On-screenRolling Stones GIMME SHELTER warned of a “storm…threatening” to widen the cultural gap between the Rolling Stones‘ generation of the 1960s and their parents. In the Rolling Stones GIMME SHELTER, DOMINOES contrasts the image of suburban conformity to the “do your own thing” lifestyle exemplified by the long hair, “far-out” fringed clothing and floppy hats of the hippies, and the psychedelic culture of the rock and roll, go-go club street scene. The sexual revolution was emboldened by legalization of the birth-control pill and DOMINOES demonstrates this phenomenon through a montage of lifestyles that popularized mini-skirts, hot pants, and monokinis and the commercialized, liberated sex of strip clubs. “It’s just a kiss away…”

The cultural changes portrayed in the Rolling Stones GIMME SHELTER include a glimpse of the Rolling Stones transformation from Beatles-haircut teen idols to the hardened rock and rollers epitomized by Mick Jagger in the closing shots.

Soundtrack Notes: The Rolling Stones GIMME SHELTER was first released in 1969 on Let It Bleed (ABKCO Records) although the version featured in DOMINOES comes from the Rolling Stones 1964-1971 Hot Rocks LP (ABKCO Records, 1972). In 1971, the live performance of the Rolling Stones song was released on the Decca Records album of the same name.
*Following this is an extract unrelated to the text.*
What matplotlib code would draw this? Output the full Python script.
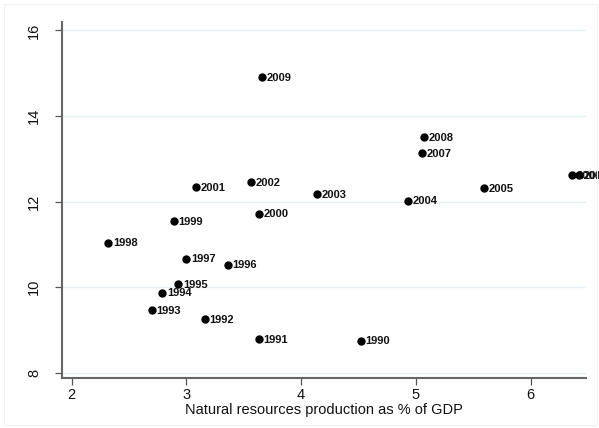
import matplotlib
matplotlib.use("Agg")
import matplotlib.pyplot as plt
from matplotlib.patches import Rectangle

plt.rcParams["font.family"] = ["Liberation Sans", "DejaVu Sans"]

# natural resources production (% of GDP) vs. outcome, by year
years = [1990, 1991, 1992, 1993, 1994, 1995, 1996, 1997, 1998, 1999,
         2000, 2001, 2002, 2003, 2004, 2005, 2006, 2007, 2008, 2009, 2010]
nat_res = [4.52, 3.63, 3.16, 2.70, 2.79, 2.93, 3.36, 3.00, 2.32, 2.89,
           3.63, 3.08, 3.56, 4.14, 4.93, 5.59, 6.36, 5.05, 5.07, 3.66, 6.42]
outcome = [8.75, 8.78, 9.25, 9.46, 9.87, 10.07, 10.53, 10.67, 11.04, 11.54,
           11.72, 12.33, 12.46, 12.18, 12.02, 12.31, 12.62, 13.13, 13.50, 14.91, 12.61]

xticks = [2, 3, 4, 5, 6]
yticks = [8, 10, 12, 14, 16]

fig = plt.figure(figsize=(5.99, 4.28), dpi=100)
fig.patches.append(Rectangle((0.006, 0.006), 0.99, 0.985, transform=fig.transFigure,
                             fill=False, edgecolor="#f0f2f4", linewidth=0.8))
ax = fig.add_axes([0.1035, 0.117, 0.8745, 0.832])

ax.scatter(nat_res, outcome, s=25, color="black", zorder=3, clip_on=False)
for x, y, yr in zip(nat_res, outcome, years):
    ax.annotate(str(yr), (x, y), xytext=(3.5, -0.5), textcoords="offset points",
                ha="left", va="center", fontsize=8, fontweight="bold",
                color="#111111", annotation_clip=False)

ax.set_xlim(1.917, 6.48)
ax.set_ylim(7.88, 16.2)
ax.set_xticks(xticks)
ax.set_yticks(yticks)
ax.tick_params(axis="both", direction="out", length=5, width=0.9, color="#555555",
               labelsize=10.5, labelcolor="#111111")
ax.tick_params(axis="x", pad=2)
ax.tick_params(axis="y", pad=10)
plt.setp(ax.get_yticklabels(), rotation=90, va="center")

ax.yaxis.grid(True, color="#e6eef2", linewidth=1.0)
ax.set_axisbelow(True)
for side in ["top", "right"]:
    ax.spines[side].set_visible(False)
for side in ["left", "bottom"]:
    ax.spines[side].set_color("#666666")
    ax.spines[side].set_linewidth(1.5)

ax.set_xlabel("Natural resources production as % of GDP", fontsize=10.5,
              color="#111111", labelpad=1)

fig.savefig("out.png", dpi=100)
Context: During the same year that Watts was razed, a new wave of rock swept across America. It was not like the Beatles or the Beach Boys but sprang from Black roots, and contained elements of rage and rebellion. As it rolled into the tidy homes of middle-class America, it aroused feelings of defiance in millions of “baby boom” teens. The sun had finally set on 1950s complacency. In Boston, New York, and Los Angeles, the sheer number of kids pouring into the streets looking for action on Saturday nights closed sections of these cities to traffic. This 1960s generation began to create an almost insurmountable chasm between itself and the older generation, where the generations before it had created trifling gaps. In so doing, it gained both a consciousness of its power, and the identity of a truly different generation, with a unique style and culture of its own.